-- Instruction --
Copy the data below exactly, omitting any picture it contains.

+ + +

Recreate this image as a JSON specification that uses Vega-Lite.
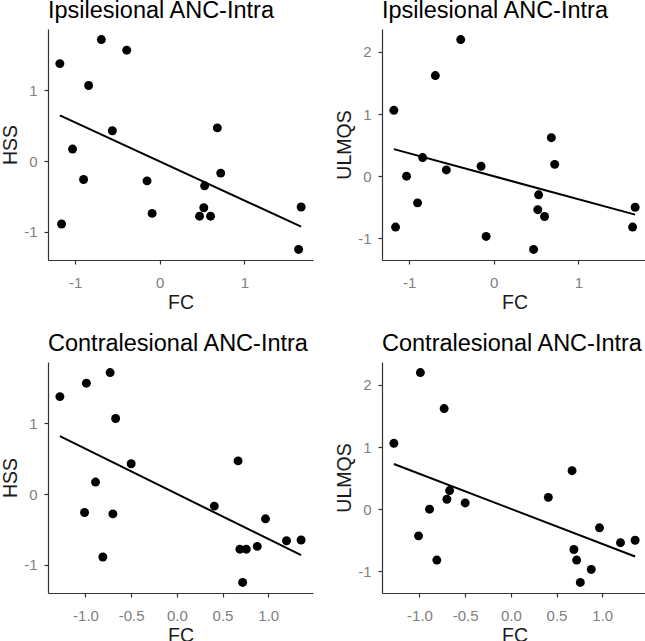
{
  "$schema": "https://vega.github.io/schema/vega-lite/v6.json",
  "padding": {"left": 0, "top": -2, "right": 0, "bottom": 0},
  "bounds": "flush",
  "columns": 2,
  "spacing": {"row": 102, "column": 69},
  "datasets": {
    "d": [
      {"FCi": -1.18, "FCc": -1.28, "HSS": 1.38, "ULMQS": 1.06},
      {"FCi": -1.16, "FCc": -0.81, "HSS": -0.89, "ULMQS": -0.82},
      {"FCi": -1.03, "FCc": -0.89, "HSS": 0.17, "ULMQS": 0.0},
      {"FCi": -0.90, "FCc": -1.01, "HSS": -0.26, "ULMQS": -0.43},
      {"FCi": -0.84, "FCc": -0.67, "HSS": 1.07, "ULMQS": 0.30},
      {"FCi": -0.69, "FCc": -0.73, "HSS": 1.72, "ULMQS": 1.62},
      {"FCi": -0.56, "FCc": -0.50, "HSS": 0.43, "ULMQS": 0.10},
      {"FCi": -0.39, "FCc": -0.99, "HSS": 1.57, "ULMQS": 2.20},
      {"FCi": -0.15, "FCc": -0.70, "HSS": -0.28, "ULMQS": 0.16},
      {"FCi": -0.09, "FCc": 0.88, "HSS": -0.74, "ULMQS": -0.97},
      {"FCi": 0.47, "FCc": 0.76, "HSS": -0.78, "ULMQS": -1.18},
      {"FCi": 0.52, "FCc": 1.20, "HSS": -0.66, "ULMQS": -0.54},
      {"FCi": 0.53, "FCc": 0.97, "HSS": -0.35, "ULMQS": -0.30},
      {"FCi": 0.60, "FCc": 0.69, "HSS": -0.78, "ULMQS": -0.65},
      {"FCi": 0.68, "FCc": 0.67, "HSS": 0.47, "ULMQS": 0.62},
      {"FCi": 0.72, "FCc": 0.41, "HSS": -0.17, "ULMQS": 0.19},
      {"FCi": 1.64, "FCc": 0.72, "HSS": -1.25, "ULMQS": -0.82},
      {"FCi": 1.67, "FCc": 1.36, "HSS": -0.65, "ULMQS": -0.50}
    ]
  },
  "concat": [
    {
      "width": 265, "height": 231,
      "title": "Ipsilesional ANC-Intra",
      "data": {"name": "d"},
      "encoding": {
        "x": {"field": "FCi", "type": "quantitative", "scale": {"domain": [-1.32, 1.81], "nice": false, "zero": false}, "axis": {"values": [-1, 0, 1], "title": "FC", "labelExpr": "datum.value < 0 ? '-' + format(-datum.value, 'd') : format(datum.value, 'd')"}},
        "y": {"field": "HSS", "type": "quantitative", "scale": {"domain": [-1.40, 1.87], "nice": false, "zero": false}, "axis": {"values": [-1, 0, 1], "title": "HSS", "labelExpr": "datum.value < 0 ? '-' + format(-datum.value, 'd') : format(datum.value, 'd')"}}
      },
      "layer": [
        {"mark": {"type": "circle", "size": 80, "color": "black", "opacity": 1}},
        {"transform": [{"regression": "HSS", "on": "FCi"}], "mark": {"type": "line", "color": "black", "strokeWidth": 2}}
      ]
    },
    {
      "width": 265, "height": 231,
      "title": "Ipsilesional ANC-Intra",
      "data": {"name": "d"},
      "encoding": {
        "x": {"field": "FCi", "type": "quantitative", "scale": {"domain": [-1.32, 1.81], "nice": false, "zero": false}, "axis": {"values": [-1, 0, 1], "title": "FC", "labelExpr": "datum.value < 0 ? '-' + format(-datum.value, 'd') : format(datum.value, 'd')"}},
        "y": {"field": "ULMQS", "type": "quantitative", "scale": {"domain": [-1.35, 2.37], "nice": false, "zero": false}, "axis": {"values": [-1, 0, 1, 2], "title": "ULMQS", "labelExpr": "datum.value < 0 ? '-' + format(-datum.value, 'd') : format(datum.value, 'd')"}}
      },
      "layer": [
        {"mark": {"type": "circle", "size": 80, "color": "black", "opacity": 1}},
        {"transform": [{"regression": "ULMQS", "on": "FCi"}], "mark": {"type": "line", "color": "black", "strokeWidth": 2}}
      ]
    },
    {
      "width": 265, "height": 231,
      "title": "Contralesional ANC-Intra",
      "data": {"name": "d"},
      "encoding": {
        "x": {"field": "FCc", "type": "quantitative", "scale": {"domain": [-1.41, 1.49], "nice": false, "zero": false}, "axis": {"values": [-1, -0.5, 0, 0.5, 1], "title": "FC", "labelExpr": "datum.value < 0 ? '-' + format(-datum.value, '.1f') : format(datum.value, '.1f')"}},
        "y": {"field": "HSS", "type": "quantitative", "scale": {"domain": [-1.40, 1.87], "nice": false, "zero": false}, "axis": {"values": [-1, 0, 1], "title": "HSS", "labelExpr": "datum.value < 0 ? '-' + format(-datum.value, 'd') : format(datum.value, 'd')"}}
      },
      "layer": [
        {"mark": {"type": "circle", "size": 80, "color": "black", "opacity": 1}},
        {"transform": [{"regression": "HSS", "on": "FCc"}], "mark": {"type": "line", "color": "black", "strokeWidth": 2}}
      ]
    },
    {
      "width": 265, "height": 231,
      "title": "Contralesional ANC-Intra",
      "data": {"name": "d"},
      "encoding": {
        "x": {"field": "FCc", "type": "quantitative", "scale": {"domain": [-1.41, 1.49], "nice": false, "zero": false}, "axis": {"values": [-1, -0.5, 0, 0.5, 1], "title": "FC", "labelExpr": "datum.value < 0 ? '-' + format(-datum.value, '.1f') : format(datum.value, '.1f')"}},
        "y": {"field": "ULMQS", "type": "quantitative", "scale": {"domain": [-1.35, 2.37], "nice": false, "zero": false}, "axis": {"values": [-1, 0, 1, 2], "title": "ULMQS", "labelExpr": "datum.value < 0 ? '-' + format(-datum.value, 'd') : format(datum.value, 'd')"}}
      },
      "layer": [
        {"mark": {"type": "circle", "size": 80, "color": "black", "opacity": 1}},
        {"transform": [{"regression": "ULMQS", "on": "FCc"}], "mark": {"type": "line", "color": "black", "strokeWidth": 2}}
      ]
    }
  ],
  "config": {
    "font": "Liberation Sans",
    "view": {"stroke": null},
    "axis": {
      "grid": false,
      "domainColor": "#333333", "domainWidth": 1.2,
      "tickColor": "#333333", "tickWidth": 1.2, "tickSize": 4,
      "labelFontSize": 15, "labelColor": "#808080", "labelPadding": 7,
      "labelFlush": false, "labelOverlap": false,
      "titleFontSize": 19.5, "titleFontWeight": "normal", "titleColor": "#1a1a1a", "titlePadding": 3
    },
    "axisX": {"labelPadding": 11},
    "title": {"fontSize": 23.5, "fontWeight": "normal", "anchor": "start", "frame": "group", "color": "#000000", "baseline": "alphabetic", "offset": 7}
  }
}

+ + +

-- Exercise answer --
Recreate this image as a JSON specification that uses Vega-Lite.
{
  "$schema": "https://vega.github.io/schema/vega-lite/v6.json",
  "padding": {"left": 0, "top": -2, "right": 0, "bottom": 0},
  "bounds": "flush",
  "columns": 2,
  "spacing": {"row": 102, "column": 69},
  "datasets": {
    "d": [
      {"FCi": -1.18, "FCc": -1.28, "HSS": 1.38, "ULMQS": 1.06},
      {"FCi": -1.16, "FCc": -0.81, "HSS": -0.89, "ULMQS": -0.82},
      {"FCi": -1.03, "FCc": -0.89, "HSS": 0.17, "ULMQS": 0.0},
      {"FCi": -0.90, "FCc": -1.01, "HSS": -0.26, "ULMQS": -0.43},
      {"FCi": -0.84, "FCc": -0.67, "HSS": 1.07, "ULMQS": 0.30},
      {"FCi": -0.69, "FCc": -0.73, "HSS": 1.72, "ULMQS": 1.62},
      {"FCi": -0.56, "FCc": -0.50, "HSS": 0.43, "ULMQS": 0.10},
      {"FCi": -0.39, "FCc": -0.99, "HSS": 1.57, "ULMQS": 2.20},
      {"FCi": -0.15, "FCc": -0.70, "HSS": -0.28, "ULMQS": 0.16},
      {"FCi": -0.09, "FCc": 0.88, "HSS": -0.74, "ULMQS": -0.97},
      {"FCi": 0.47, "FCc": 0.76, "HSS": -0.78, "ULMQS": -1.18},
      {"FCi": 0.52, "FCc": 1.20, "HSS": -0.66, "ULMQS": -0.54},
      {"FCi": 0.53, "FCc": 0.97, "HSS": -0.35, "ULMQS": -0.30},
      {"FCi": 0.60, "FCc": 0.69, "HSS": -0.78, "ULMQS": -0.65},
      {"FCi": 0.68, "FCc": 0.67, "HSS": 0.47, "ULMQS": 0.62},
      {"FCi": 0.72, "FCc": 0.41, "HSS": -0.17, "ULMQS": 0.19},
      {"FCi": 1.64, "FCc": 0.72, "HSS": -1.25, "ULMQS": -0.82},
      {"FCi": 1.67, "FCc": 1.36, "HSS": -0.65, "ULMQS": -0.50}
    ]
  },
  "concat": [
    {
      "width": 265, "height": 231,
      "title": "Ipsilesional ANC-Intra",
      "data": {"name": "d"},
      "encoding": {
        "x": {"field": "FCi", "type": "quantitative", "scale": {"domain": [-1.32, 1.81], "nice": false, "zero": false}, "axis": {"values": [-1, 0, 1], "title": "FC", "labelExpr": "datum.value < 0 ? '-' + format(-datum.value, 'd') : format(datum.value, 'd')"}},
        "y": {"field": "HSS", "type": "quantitative", "scale": {"domain": [-1.40, 1.87], "nice": false, "zero": false}, "axis": {"values": [-1, 0, 1], "title": "HSS", "labelExpr": "datum.value < 0 ? '-' + format(-datum.value, 'd') : format(datum.value, 'd')"}}
      },
      "layer": [
        {"mark": {"type": "circle", "size": 80, "color": "black", "opacity": 1}},
        {"transform": [{"regression": "HSS", "on": "FCi"}], "mark": {"type": "line", "color": "black", "strokeWidth": 2}}
      ]
    },
    {
      "width": 265, "height": 231,
      "title": "Ipsilesional ANC-Intra",
      "data": {"name": "d"},
      "encoding": {
        "x": {"field": "FCi", "type": "quantitative", "scale": {"domain": [-1.32, 1.81], "nice": false, "zero": false}, "axis": {"values": [-1, 0, 1], "title": "FC", "labelExpr": "datum.value < 0 ? '-' + format(-datum.value, 'd') : format(datum.value, 'd')"}},
        "y": {"field": "ULMQS", "type": "quantitative", "scale": {"domain": [-1.35, 2.37], "nice": false, "zero": false}, "axis": {"values": [-1, 0, 1, 2], "title": "ULMQS", "labelExpr": "datum.value < 0 ? '-' + format(-datum.value, 'd') : format(datum.value, 'd')"}}
      },
      "layer": [
        {"mark": {"type": "circle", "size": 80, "color": "black", "opacity": 1}},
        {"transform": [{"regression": "ULMQS", "on": "FCi"}], "mark": {"type": "line", "color": "black", "strokeWidth": 2}}
      ]
    },
    {
      "width": 265, "height": 231,
      "title": "Contralesional ANC-Intra",
      "data": {"name": "d"},
      "encoding": {
        "x": {"field": "FCc", "type": "quantitative", "scale": {"domain": [-1.41, 1.49], "nice": false, "zero": false}, "axis": {"values": [-1, -0.5, 0, 0.5, 1], "title": "FC", "labelExpr": "datum.value < 0 ? '-' + format(-datum.value, '.1f') : format(datum.value, '.1f')"}},
        "y": {"field": "HSS", "type": "quantitative", "scale": {"domain": [-1.40, 1.87], "nice": false, "zero": false}, "axis": {"values": [-1, 0, 1], "title": "HSS", "labelExpr": "datum.value < 0 ? '-' + format(-datum.value, 'd') : format(datum.value, 'd')"}}
      },
      "layer": [
        {"mark": {"type": "circle", "size": 80, "color": "black", "opacity": 1}},
        {"transform": [{"regression": "HSS", "on": "FCc"}], "mark": {"type": "line", "color": "black", "strokeWidth": 2}}
      ]
    },
    {
      "width": 265, "height": 231,
      "title": "Contralesional ANC-Intra",
      "data": {"name": "d"},
      "encoding": {
        "x": {"field": "FCc", "type": "quantitative", "scale": {"domain": [-1.41, 1.49], "nice": false, "zero": false}, "axis": {"values": [-1, -0.5, 0, 0.5, 1], "title": "FC", "labelExpr": "datum.value < 0 ? '-' + format(-datum.value, '.1f') : format(datum.value, '.1f')"}},
        "y": {"field": "ULMQS", "type": "quantitative", "scale": {"domain": [-1.35, 2.37], "nice": false, "zero": false}, "axis": {"values": [-1, 0, 1, 2], "title": "ULMQS", "labelExpr": "datum.value < 0 ? '-' + format(-datum.value, 'd') : format(datum.value, 'd')"}}
      },
      "layer": [
        {"mark": {"type": "circle", "size": 80, "color": "black", "opacity": 1}},
        {"transform": [{"regression": "ULMQS", "on": "FCc"}], "mark": {"type": "line", "color": "black", "strokeWidth": 2}}
      ]
    }
  ],
  "config": {
    "font": "Liberation Sans",
    "view": {"stroke": null},
    "axis": {
      "grid": false,
      "domainColor": "#333333", "domainWidth": 1.2,
      "tickColor": "#333333", "tickWidth": 1.2, "tickSize": 4,
      "labelFontSize": 15, "labelColor": "#808080", "labelPadding": 7,
      "labelFlush": false, "labelOverlap": false,
      "titleFontSize": 19.5, "titleFontWeight": "normal", "titleColor": "#1a1a1a", "titlePadding": 3
    },
    "axisX": {"labelPadding": 11},
    "title": {"fontSize": 23.5, "fontWeight": "normal", "anchor": "start", "frame": "group", "color": "#000000", "baseline": "alphabetic", "offset": 7}
  }
}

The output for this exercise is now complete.